What the task asks>
Print the listing from its top line through the line containing "from matplotlib.patches import Patch", nothing more, and leave out the pictures.

══ Supplied data

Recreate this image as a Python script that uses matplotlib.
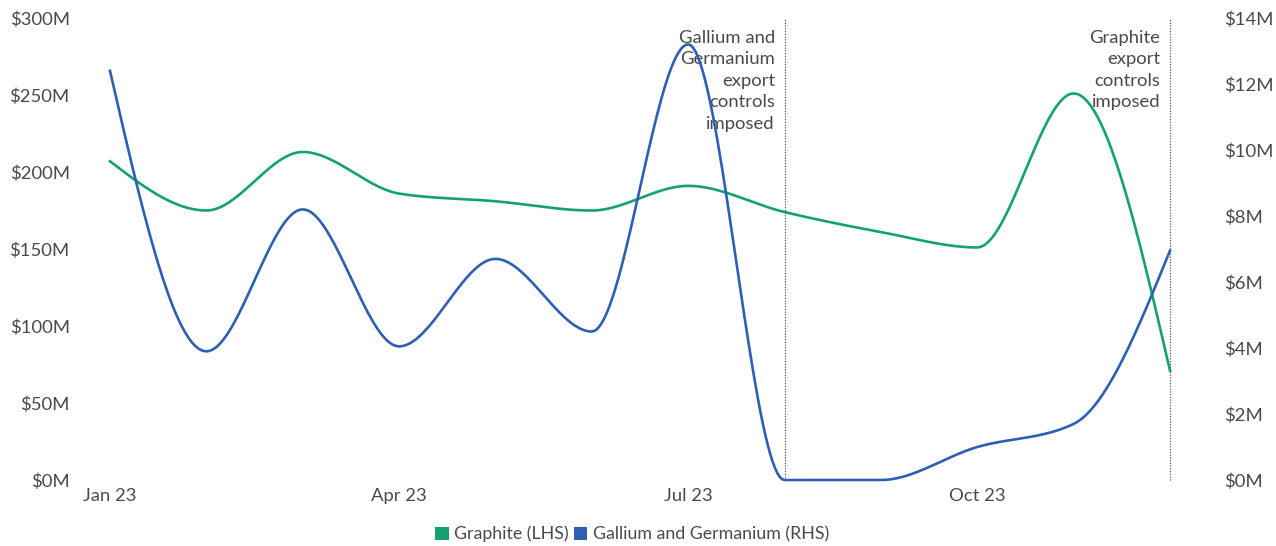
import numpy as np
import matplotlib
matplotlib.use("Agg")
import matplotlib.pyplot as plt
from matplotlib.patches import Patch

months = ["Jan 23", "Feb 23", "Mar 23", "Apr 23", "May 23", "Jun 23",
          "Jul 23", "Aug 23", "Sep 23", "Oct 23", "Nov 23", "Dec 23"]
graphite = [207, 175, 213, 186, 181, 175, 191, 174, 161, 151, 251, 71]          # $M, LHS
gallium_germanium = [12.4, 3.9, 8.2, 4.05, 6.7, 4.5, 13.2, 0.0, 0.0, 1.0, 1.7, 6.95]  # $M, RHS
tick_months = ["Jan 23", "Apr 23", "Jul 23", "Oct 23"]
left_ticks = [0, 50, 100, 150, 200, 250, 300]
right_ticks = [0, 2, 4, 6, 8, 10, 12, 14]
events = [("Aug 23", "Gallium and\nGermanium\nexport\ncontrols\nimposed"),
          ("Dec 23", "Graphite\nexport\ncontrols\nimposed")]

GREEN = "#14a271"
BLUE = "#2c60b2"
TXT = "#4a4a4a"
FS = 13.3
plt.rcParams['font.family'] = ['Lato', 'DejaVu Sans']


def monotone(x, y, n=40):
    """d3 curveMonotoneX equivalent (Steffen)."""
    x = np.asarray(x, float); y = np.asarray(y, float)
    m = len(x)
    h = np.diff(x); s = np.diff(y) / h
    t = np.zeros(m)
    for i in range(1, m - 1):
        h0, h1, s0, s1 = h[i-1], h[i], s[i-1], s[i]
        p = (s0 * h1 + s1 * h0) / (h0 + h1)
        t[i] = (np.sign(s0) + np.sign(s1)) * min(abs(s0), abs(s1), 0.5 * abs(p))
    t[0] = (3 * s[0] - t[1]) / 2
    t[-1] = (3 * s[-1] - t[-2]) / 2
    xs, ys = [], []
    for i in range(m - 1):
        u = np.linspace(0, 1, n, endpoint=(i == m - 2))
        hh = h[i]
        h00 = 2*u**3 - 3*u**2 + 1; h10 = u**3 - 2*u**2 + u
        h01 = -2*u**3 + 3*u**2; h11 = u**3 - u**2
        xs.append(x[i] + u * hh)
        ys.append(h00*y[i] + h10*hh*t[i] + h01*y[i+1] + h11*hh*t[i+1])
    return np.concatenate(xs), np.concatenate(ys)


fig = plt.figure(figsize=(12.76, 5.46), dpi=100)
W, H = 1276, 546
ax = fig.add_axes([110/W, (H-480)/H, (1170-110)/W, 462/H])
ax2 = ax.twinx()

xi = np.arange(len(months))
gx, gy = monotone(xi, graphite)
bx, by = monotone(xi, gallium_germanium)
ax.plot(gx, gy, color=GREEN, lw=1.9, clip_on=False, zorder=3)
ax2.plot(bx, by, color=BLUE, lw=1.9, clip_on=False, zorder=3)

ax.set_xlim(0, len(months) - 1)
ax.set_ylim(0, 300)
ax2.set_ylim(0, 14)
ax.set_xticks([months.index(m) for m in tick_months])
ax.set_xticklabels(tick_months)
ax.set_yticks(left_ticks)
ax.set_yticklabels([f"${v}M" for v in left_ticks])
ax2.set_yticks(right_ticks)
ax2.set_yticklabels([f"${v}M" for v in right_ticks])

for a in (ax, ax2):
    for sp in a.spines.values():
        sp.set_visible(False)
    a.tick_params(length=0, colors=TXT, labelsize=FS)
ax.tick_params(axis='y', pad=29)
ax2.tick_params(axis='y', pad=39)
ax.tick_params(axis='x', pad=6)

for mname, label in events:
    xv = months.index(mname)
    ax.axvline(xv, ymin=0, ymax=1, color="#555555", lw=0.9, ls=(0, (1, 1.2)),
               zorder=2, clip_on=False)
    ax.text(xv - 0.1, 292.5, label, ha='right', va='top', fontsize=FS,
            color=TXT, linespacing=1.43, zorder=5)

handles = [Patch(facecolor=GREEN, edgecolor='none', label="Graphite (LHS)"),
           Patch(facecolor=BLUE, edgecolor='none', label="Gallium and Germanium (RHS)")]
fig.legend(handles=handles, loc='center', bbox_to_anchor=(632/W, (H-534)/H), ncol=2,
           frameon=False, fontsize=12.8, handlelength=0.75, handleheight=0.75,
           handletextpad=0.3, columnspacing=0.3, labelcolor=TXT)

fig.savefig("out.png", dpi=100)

════

Full solution>
Recreate this image as a Python script that uses matplotlib.
import numpy as np
import matplotlib
matplotlib.use("Agg")
import matplotlib.pyplot as plt
from matplotlib.patches import Patch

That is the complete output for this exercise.